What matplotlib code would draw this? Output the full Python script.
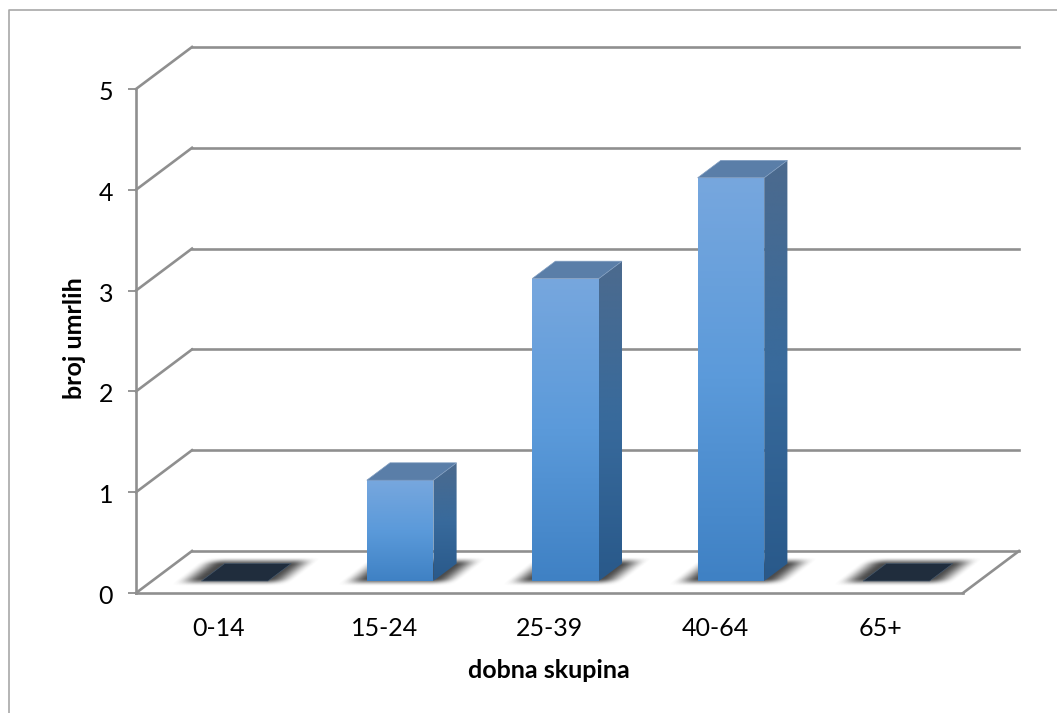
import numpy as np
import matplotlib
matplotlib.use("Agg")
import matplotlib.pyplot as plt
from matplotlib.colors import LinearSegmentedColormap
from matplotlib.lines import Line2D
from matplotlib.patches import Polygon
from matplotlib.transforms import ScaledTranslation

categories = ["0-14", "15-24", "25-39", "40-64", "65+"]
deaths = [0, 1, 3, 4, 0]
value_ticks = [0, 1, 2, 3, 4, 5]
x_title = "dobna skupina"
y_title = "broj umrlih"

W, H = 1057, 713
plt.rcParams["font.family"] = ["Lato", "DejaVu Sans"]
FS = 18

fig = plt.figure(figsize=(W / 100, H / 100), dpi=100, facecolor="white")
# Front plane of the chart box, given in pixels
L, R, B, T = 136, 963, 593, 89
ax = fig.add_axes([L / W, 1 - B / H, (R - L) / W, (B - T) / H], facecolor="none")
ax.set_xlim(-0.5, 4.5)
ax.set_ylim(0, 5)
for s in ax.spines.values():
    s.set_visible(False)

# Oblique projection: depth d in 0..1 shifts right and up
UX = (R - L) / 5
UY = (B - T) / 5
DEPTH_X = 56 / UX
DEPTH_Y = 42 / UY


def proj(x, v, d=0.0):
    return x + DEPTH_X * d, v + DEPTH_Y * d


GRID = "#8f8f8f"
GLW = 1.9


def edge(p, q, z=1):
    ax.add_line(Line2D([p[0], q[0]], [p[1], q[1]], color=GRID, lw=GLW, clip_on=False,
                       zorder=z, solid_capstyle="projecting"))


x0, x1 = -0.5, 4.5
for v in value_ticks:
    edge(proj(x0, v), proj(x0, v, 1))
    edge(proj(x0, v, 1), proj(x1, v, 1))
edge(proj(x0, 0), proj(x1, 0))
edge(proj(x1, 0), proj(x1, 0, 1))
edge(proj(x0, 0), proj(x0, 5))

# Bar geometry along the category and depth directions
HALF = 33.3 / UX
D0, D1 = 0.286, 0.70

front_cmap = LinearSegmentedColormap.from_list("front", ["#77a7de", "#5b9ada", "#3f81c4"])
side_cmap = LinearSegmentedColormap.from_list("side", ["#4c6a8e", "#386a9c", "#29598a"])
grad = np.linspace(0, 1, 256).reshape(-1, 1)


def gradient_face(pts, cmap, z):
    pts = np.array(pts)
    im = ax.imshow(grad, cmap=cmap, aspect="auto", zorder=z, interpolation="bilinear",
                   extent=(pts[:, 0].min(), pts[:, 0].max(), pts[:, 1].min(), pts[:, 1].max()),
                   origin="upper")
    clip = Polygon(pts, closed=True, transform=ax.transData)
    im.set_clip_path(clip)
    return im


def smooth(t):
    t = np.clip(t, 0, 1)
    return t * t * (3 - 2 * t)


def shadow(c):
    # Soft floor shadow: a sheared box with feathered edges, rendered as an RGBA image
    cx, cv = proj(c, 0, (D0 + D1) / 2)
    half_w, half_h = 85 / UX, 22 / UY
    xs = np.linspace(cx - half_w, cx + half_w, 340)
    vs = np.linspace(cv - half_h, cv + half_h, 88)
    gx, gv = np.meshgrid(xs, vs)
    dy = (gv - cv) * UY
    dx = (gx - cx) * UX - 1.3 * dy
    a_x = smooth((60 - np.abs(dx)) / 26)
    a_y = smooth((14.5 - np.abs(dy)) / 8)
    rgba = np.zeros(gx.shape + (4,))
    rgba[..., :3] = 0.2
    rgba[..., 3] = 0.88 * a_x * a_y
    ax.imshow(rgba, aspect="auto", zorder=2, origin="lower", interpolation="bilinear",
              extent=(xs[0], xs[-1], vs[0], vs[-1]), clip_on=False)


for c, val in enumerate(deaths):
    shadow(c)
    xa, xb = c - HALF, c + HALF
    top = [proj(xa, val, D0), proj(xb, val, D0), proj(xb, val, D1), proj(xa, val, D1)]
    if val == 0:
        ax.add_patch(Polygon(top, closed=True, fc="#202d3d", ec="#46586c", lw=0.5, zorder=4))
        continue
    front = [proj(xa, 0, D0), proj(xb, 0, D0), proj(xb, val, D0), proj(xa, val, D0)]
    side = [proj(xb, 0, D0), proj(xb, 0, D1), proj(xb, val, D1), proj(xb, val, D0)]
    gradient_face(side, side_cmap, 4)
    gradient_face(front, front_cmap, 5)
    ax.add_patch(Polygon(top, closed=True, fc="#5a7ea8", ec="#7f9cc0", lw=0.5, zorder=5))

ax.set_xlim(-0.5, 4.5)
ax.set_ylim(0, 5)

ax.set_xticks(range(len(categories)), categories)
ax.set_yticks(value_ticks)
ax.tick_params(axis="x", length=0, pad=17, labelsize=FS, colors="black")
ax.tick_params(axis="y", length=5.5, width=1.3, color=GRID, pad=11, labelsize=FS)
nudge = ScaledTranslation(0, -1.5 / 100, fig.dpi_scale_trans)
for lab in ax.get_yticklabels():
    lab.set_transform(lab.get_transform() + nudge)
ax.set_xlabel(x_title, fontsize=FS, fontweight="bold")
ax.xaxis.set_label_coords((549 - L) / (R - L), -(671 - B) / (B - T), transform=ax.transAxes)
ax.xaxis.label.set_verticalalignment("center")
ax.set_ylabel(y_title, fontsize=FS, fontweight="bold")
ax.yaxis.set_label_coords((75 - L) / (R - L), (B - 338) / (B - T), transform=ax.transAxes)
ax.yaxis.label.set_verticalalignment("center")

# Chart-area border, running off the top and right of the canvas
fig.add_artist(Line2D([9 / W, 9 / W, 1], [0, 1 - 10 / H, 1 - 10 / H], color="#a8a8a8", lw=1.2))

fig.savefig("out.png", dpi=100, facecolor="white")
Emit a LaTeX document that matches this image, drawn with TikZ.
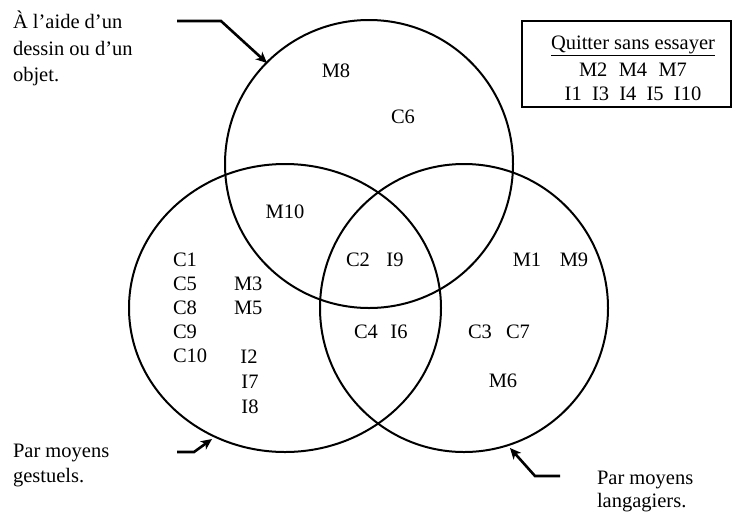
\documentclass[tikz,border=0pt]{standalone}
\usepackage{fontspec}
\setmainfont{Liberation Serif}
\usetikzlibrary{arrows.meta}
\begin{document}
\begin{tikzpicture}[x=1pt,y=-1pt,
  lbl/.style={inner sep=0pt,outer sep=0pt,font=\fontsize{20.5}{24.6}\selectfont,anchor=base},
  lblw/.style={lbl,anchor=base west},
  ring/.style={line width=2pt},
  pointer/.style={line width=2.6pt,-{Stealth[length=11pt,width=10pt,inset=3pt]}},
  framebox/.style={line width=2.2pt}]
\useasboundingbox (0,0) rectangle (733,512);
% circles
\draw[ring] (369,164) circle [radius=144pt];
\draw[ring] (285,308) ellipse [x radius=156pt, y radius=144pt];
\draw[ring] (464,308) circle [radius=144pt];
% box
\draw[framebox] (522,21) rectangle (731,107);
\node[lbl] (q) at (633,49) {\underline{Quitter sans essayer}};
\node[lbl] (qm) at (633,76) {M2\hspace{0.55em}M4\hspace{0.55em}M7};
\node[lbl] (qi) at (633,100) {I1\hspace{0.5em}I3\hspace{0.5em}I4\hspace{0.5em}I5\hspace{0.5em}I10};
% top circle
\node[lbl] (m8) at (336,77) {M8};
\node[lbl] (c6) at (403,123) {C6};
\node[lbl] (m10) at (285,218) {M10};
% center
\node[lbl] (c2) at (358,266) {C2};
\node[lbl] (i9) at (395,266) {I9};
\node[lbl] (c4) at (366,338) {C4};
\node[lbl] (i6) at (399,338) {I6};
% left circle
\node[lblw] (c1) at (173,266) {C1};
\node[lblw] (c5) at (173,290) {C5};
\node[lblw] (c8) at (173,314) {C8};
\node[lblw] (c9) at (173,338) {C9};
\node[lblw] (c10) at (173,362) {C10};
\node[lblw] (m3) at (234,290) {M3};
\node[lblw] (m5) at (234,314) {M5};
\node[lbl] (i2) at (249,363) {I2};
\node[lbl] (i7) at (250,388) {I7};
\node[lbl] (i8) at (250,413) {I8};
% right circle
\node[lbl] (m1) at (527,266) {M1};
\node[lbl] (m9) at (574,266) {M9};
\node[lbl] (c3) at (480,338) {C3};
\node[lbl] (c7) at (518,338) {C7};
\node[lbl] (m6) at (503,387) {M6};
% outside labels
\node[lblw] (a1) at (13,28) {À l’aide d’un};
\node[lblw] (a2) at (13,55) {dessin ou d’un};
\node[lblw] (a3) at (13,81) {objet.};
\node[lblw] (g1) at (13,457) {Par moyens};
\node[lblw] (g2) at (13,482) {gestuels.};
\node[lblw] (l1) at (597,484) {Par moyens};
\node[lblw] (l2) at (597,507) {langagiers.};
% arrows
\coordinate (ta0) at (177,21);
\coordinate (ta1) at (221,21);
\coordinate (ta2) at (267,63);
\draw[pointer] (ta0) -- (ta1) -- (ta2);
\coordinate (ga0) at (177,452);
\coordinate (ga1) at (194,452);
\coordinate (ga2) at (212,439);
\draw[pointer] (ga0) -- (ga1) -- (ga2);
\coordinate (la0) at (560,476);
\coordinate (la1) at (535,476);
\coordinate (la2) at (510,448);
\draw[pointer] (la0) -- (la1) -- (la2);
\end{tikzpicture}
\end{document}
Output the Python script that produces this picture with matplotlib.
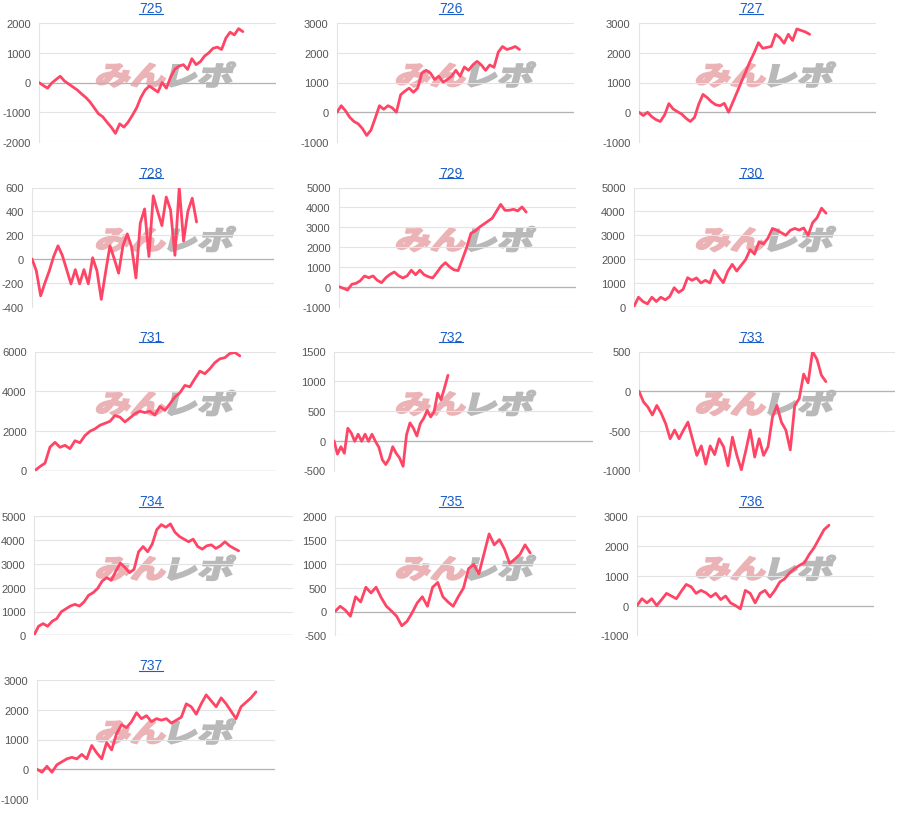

::::::::

GOAL OF THE EXERCISE: Pull every line containing the word "that" out of the material and copy it.

REPLY TO THE TASK:
Emit a LaTeX document that matches this image, drawn with TikZ.
Output the Python script that produces this picture with matplotlib.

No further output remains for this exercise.